Offered by ArtHistorical
Rome, early 19th century, After the Antique
Marble, on a circular marble socle
49 cm. / 19 ¼ ins high, overall
PROVENANCE:
Private collection, Suffolk, England
This fine neoclassical bust of Socrates is based on an ancient portrait of the Greek philosopher from the Villa Albani, Rome (inv. no. 1040), which was discovered in 1735 in the grounds of a villa in Tusculum, near Rome.
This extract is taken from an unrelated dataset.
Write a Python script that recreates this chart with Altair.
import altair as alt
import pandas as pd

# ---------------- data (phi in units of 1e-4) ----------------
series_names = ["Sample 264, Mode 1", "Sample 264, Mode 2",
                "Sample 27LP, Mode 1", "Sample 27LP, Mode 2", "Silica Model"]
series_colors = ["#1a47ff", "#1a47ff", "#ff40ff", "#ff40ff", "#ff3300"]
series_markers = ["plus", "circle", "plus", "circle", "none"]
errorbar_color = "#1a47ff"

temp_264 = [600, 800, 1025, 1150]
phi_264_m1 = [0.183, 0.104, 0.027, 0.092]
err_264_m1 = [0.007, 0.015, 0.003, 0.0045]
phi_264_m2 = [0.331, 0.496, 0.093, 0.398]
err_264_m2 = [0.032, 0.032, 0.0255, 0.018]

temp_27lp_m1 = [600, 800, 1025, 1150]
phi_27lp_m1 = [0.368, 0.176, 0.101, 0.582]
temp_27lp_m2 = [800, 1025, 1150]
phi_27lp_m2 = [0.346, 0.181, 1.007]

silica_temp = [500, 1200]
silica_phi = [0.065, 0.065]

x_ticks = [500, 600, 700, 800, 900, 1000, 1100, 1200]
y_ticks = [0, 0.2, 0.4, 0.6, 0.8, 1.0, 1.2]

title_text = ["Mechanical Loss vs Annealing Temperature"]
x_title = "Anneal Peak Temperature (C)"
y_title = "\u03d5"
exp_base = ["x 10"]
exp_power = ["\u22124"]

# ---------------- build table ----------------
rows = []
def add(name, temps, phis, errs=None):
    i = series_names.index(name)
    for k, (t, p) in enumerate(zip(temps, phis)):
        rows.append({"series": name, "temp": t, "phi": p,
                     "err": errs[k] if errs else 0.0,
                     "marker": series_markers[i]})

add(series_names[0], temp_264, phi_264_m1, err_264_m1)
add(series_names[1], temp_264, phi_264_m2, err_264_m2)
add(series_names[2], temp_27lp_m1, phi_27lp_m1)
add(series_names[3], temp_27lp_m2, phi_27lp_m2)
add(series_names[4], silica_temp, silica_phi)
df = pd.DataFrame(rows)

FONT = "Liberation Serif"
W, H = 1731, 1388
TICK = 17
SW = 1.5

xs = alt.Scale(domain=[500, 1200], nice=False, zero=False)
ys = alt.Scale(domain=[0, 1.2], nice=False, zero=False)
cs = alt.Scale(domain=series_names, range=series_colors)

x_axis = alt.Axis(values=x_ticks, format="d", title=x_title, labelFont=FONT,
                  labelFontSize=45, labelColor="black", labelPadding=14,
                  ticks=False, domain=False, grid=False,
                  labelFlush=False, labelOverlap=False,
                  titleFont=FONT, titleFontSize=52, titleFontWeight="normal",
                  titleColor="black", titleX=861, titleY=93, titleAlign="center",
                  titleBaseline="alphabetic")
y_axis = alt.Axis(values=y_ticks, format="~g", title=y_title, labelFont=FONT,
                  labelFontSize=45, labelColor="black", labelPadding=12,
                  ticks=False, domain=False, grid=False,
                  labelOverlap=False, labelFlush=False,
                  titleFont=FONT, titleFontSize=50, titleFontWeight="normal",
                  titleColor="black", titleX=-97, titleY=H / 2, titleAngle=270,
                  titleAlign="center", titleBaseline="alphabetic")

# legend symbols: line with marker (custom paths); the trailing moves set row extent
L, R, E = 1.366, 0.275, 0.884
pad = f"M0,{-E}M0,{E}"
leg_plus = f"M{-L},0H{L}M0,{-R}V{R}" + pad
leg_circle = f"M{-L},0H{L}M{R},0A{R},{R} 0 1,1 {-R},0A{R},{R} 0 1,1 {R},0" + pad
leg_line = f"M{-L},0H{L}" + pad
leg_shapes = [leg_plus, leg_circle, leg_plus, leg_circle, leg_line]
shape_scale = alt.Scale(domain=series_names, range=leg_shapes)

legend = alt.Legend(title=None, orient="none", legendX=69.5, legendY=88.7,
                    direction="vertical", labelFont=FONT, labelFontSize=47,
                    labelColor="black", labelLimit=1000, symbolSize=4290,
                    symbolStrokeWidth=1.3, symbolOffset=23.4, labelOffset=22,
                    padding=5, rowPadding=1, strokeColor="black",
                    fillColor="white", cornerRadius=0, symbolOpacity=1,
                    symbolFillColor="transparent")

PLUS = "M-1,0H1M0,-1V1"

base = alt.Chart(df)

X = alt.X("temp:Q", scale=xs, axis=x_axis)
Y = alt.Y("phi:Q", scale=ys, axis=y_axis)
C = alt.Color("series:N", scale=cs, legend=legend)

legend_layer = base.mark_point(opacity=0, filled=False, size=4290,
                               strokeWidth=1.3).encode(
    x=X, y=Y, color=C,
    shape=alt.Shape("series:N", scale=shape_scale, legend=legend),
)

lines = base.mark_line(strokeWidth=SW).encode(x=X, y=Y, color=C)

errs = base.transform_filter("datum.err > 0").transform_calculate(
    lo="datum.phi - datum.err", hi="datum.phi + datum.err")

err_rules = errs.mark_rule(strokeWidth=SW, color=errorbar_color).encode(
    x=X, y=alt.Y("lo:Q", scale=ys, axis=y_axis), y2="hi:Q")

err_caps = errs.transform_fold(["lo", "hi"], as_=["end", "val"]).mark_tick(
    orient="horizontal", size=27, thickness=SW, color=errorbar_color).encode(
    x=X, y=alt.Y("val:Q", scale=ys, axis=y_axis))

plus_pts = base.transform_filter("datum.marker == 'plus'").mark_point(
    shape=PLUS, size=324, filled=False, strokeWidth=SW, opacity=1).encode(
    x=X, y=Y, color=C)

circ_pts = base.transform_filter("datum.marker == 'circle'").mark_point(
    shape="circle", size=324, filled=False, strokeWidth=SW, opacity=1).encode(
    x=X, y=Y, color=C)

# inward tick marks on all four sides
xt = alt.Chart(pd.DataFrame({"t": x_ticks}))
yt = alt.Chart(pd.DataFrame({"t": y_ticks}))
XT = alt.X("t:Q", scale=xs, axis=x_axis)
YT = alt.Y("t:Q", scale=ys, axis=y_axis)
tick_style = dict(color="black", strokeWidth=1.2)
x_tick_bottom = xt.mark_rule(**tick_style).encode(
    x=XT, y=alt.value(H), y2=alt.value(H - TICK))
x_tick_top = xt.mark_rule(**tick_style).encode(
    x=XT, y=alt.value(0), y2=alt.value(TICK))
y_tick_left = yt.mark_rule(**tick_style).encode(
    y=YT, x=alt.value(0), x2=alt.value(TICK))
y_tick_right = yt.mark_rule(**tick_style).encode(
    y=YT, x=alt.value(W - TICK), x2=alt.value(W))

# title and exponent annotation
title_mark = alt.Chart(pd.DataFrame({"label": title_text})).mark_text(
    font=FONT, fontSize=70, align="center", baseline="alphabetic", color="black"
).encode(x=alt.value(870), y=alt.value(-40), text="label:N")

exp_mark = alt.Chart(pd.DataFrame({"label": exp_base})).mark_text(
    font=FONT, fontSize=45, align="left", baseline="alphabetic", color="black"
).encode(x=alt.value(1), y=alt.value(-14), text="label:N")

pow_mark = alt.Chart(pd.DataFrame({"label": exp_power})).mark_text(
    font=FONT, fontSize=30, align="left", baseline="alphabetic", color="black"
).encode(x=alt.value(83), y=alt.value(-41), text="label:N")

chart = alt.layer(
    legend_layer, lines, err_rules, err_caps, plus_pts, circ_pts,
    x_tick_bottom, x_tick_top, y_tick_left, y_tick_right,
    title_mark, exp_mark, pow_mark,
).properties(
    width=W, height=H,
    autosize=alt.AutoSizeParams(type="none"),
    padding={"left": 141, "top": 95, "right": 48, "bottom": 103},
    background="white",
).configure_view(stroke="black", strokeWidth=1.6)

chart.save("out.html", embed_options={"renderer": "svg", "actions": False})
The Albani Socrates was subsequently acquired by Cardinal Allesandro Albani (1692-1779), described as the most ‘enthusiastic and spendthrift of eighteenth-century Roman art patrons’, for his villa-museum (now the Villa Albani-Torlonia) on the Via Salaria. Presumably due to its relatively late discovery in the eighteenth century, there appear to be very few marble copies of the Albani Socrates from the late eighteenth or nineteenth centuries, with most modern busts of the philosopher being based on another ancient portrait in the Capitoline Museum, Rome (Sala dei Filosofi, inv. MC0508).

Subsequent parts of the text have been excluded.